The design is loosely known as 'Rockefeller', a very handsome and extensive service of this pattern was once owned by the distinguished American collector John D Rockefeller Jnr.
The auction featured a number of 19th century oils on canvas, which meticulously detail the interior and exterior work life and leisure activities of the era. They were created for the export market, and with respect to the domestic scenes provide intriguing insights into the furnishing of homes and planting of gardens, albeit presented in a somewhat idealised manner.
In the work here three men at their games board are overlooked by two women in an open two-tier pavilion named Wangle Lou ('looking up to the moon'). The garden, its shrubs and the pavilion in this scene are particularly finely depicted with the human figures almost taking an ancillary role.

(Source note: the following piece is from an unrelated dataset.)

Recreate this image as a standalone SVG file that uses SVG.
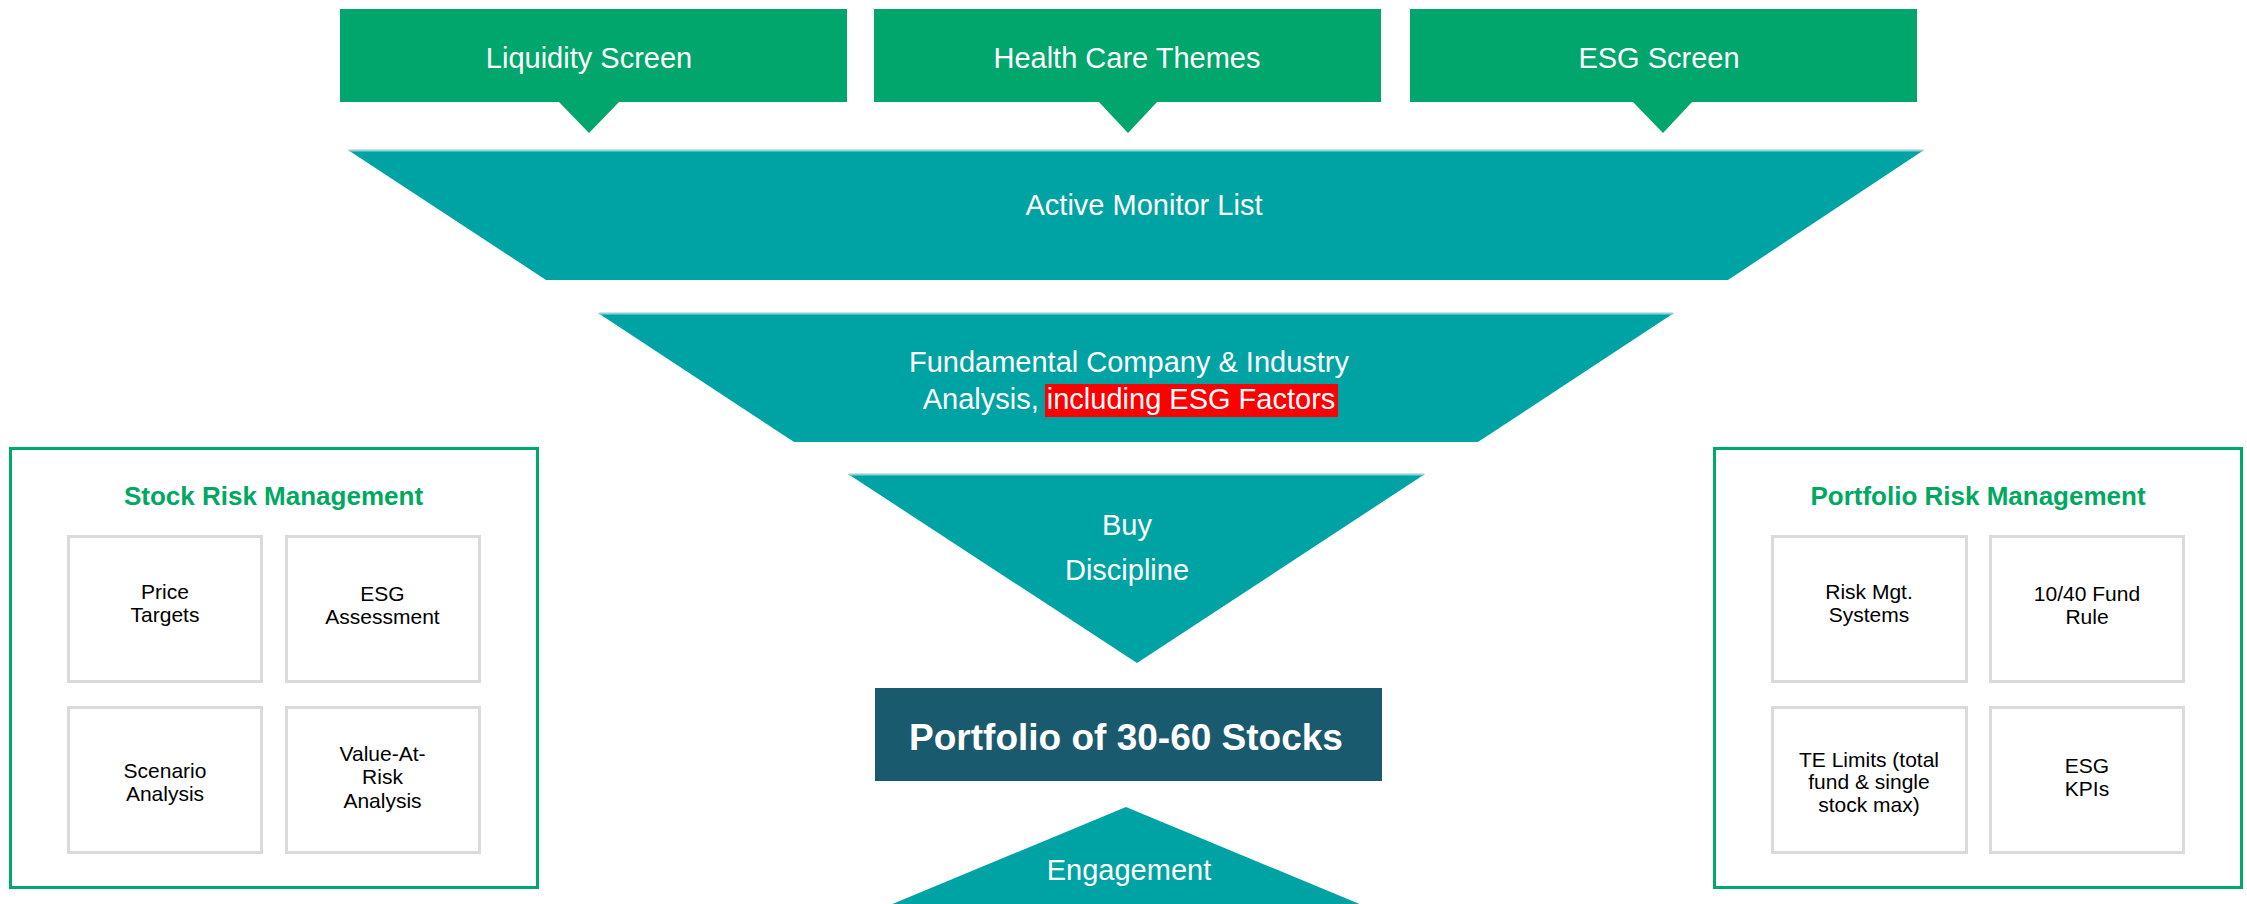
<svg xmlns="http://www.w3.org/2000/svg" width="2247" height="904" viewBox="0 0 2247 904">
<style>
.t{font-family:"Liberation Sans",Arial,sans-serif;text-anchor:middle}
.w{fill:#FFFFFF;font-size:29px}
.green{fill:#00A66B}
.teal{fill:#00A3A4}
.hl{stroke:#8CD3D3;stroke-width:2}
.panel{fill:#FFFFFF;stroke:#00A86B;stroke-width:3}
.ptitle{fill:#00A862;font-size:26px;font-weight:bold}
.ibox{fill:#FFFFFF;stroke:#DADADA;stroke-width:3}
.it{fill:#000000;font-size:21px}
</style>
<rect width="2247" height="904" fill="#FFFFFF"/>
<g id="liquidity-screen">
<rect class="green" x="340" y="9" width="507" height="93"/>
<polygon class="green" points="558,101 620,101 589,133"/>
<text class="t w" x="589" y="68">Liquidity Screen</text>
</g>
<g id="health-care-themes">
<rect class="green" x="874" y="9" width="507" height="93"/>
<polygon class="green" points="1098,101 1158,101 1128,133"/>
<text class="t w" x="1127" y="68">Health Care Themes</text>
</g>
<g id="esg-screen">
<rect class="green" x="1410" y="9" width="507" height="93"/>
<polygon class="green" points="1632,101 1693,101 1663,133"/>
<text class="t w" x="1659" y="68">ESG Screen</text>
</g>
<g id="active-monitor-list">
<polygon class="teal" points="348,150 1924,150 1728,280 546,280"/>
<line class="hl" x1="349" y1="150.5" x2="1923" y2="150.5"/>
<text class="t w" x="1144" y="215">Active Monitor List</text>
</g>
<g id="fundamental-analysis">
<polygon class="teal" points="598,313 1674,313 1478,442 794,442"/>
<line class="hl" x1="599" y1="313.5" x2="1673" y2="313.5"/>
<rect x="1045" y="384" width="293" height="33" fill="#FF0000"/>
<text class="t w" x="1129" y="372">Fundamental Company &amp; Industry</text>
<text class="t w" x="1129" y="409">Analysis, including ESG Factors</text>
</g>
<g id="buy-discipline">
<polygon class="teal" points="848,474 1425,474 1137,663"/>
<line class="hl" x1="849" y1="474.5" x2="1424" y2="474.5"/>
<text class="t w" x="1127" y="535">Buy</text>
<text class="t w" x="1127" y="580">Discipline</text>
</g>
<g id="portfolio">
<rect x="875" y="688" width="507" height="93" fill="#1A5A6F"/>
<text class="t" x="1126" y="750" fill="#FFFFFF" font-size="37" font-weight="bold">Portfolio of 30-60 Stocks</text>
</g>
<g id="engagement">
<polygon class="teal" points="1126,807 1362,905 890,905"/>
<text class="t w" x="1129" y="880">Engagement</text>
</g>
<g id="stock-risk-management">
<rect class="panel" x="10.5" y="448.5" width="527" height="439"/>
<text class="t ptitle" x="273.5" y="505">Stock Risk Management</text>
<g id="price-targets">
<rect class="ibox" x="68.5" y="536.5" width="193" height="145"/>
<text class="t it" x="165" y="599">Price</text>
<text class="t it" x="165" y="622">Targets</text>
</g>
<g id="esg-assessment">
<rect class="ibox" x="286.5" y="536.5" width="193" height="145"/>
<text class="t it" x="382.5" y="601">ESG</text>
<text class="t it" x="382.5" y="624">Assessment</text>
</g>
<g id="scenario-analysis">
<rect class="ibox" x="68.5" y="707.5" width="193" height="145"/>
<text class="t it" x="165" y="778">Scenario</text>
<text class="t it" x="165" y="801">Analysis</text>
</g>
<g id="value-at-risk">
<rect class="ibox" x="286.5" y="707.5" width="193" height="145"/>
<text class="t it" x="382.5" y="761">Value-At-</text>
<text class="t it" x="382.5" y="784">Risk</text>
<text class="t it" x="382.5" y="808">Analysis</text>
</g>
</g>
<g id="portfolio-risk-management">
<rect class="panel" x="1714.5" y="448.5" width="527" height="439"/>
<text class="t ptitle" x="1978" y="505">Portfolio Risk Management</text>
<g id="risk-mgt-systems">
<rect class="ibox" x="1772.5" y="536.5" width="194" height="145"/>
<text class="t it" x="1869" y="599">Risk Mgt.</text>
<text class="t it" x="1869" y="622">Systems</text>
</g>
<g id="fund-rule">
<rect class="ibox" x="1990.5" y="536.5" width="193" height="145"/>
<text class="t it" x="2087" y="601">10/40 Fund</text>
<text class="t it" x="2087" y="624">Rule</text>
</g>
<g id="te-limits">
<rect class="ibox" x="1772.5" y="707.5" width="194" height="145"/>
<text class="t it" x="1869" y="767">TE Limits (total</text>
<text class="t it" x="1869" y="789">fund &amp; single</text>
<text class="t it" x="1869" y="812">stock max)</text>
</g>
<g id="esg-kpis">
<rect class="ibox" x="1990.5" y="707.5" width="193" height="145"/>
<text class="t it" x="2087" y="773">ESG</text>
<text class="t it" x="2087" y="796">KPIs</text>
</g>
</g>
<g id="connectors"></g>
</svg>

This monogrammed fan dates from 1790-1810, it is delicately carved on one side and comprises 54 sticks, the top with open shield escutcheon monogrammed letters flanked by two circular landscape cartouches symmetrically spaced around the central circle, all on a ground of figures in boats and pagodas. 'Cockade' indicates the fan's circular decorative form once opened out.
This oil on canvas depicts a richly furnished interior with a lady playing the hammered dulcimer yangqin for two guests, one of whom holds a long slender smoking pipe in her left hand which along with the shadows and the tones adds to the overall relaxed atmosphere. The pulled back red curtain on the left hand side of the work suggests the viewer is being granted a privileged peek into an intimate musical rendezvous.
This ruyi sceptre dates from the Qing Dynasty, 19th century. It serves as a ceremonial sceptre in Chinese Buddhism or in Chinese folklore as a talisman symbolising power and good fortune. Ruyi translates as 'as desired; as [you] wish', and they can be fashioned in many materials, notably gold, silver, ivory, coral and crystal, and in this case jade.
The ruyi here is carved with three central panels, and the head with a shou symbol, surrounded by the eight Buddhist auspicious objects. It measures 41.5cm long and came from a Private English collection.
Lot 277 dates from the 20th century. The globular body sits on a stepped splayed foot, rising to a spreading rim. Its exterior is painted with grapes on scrolling vines and this elegant, understated piece achieved the third highest price in the auction.
This set of seven gouache paintings, on pith paper, are dated circa 1850 and come from the Guangdong region. Each work depicts people playing games, dancing, making music, and a scene which would have been appealing to the export market - taking tea.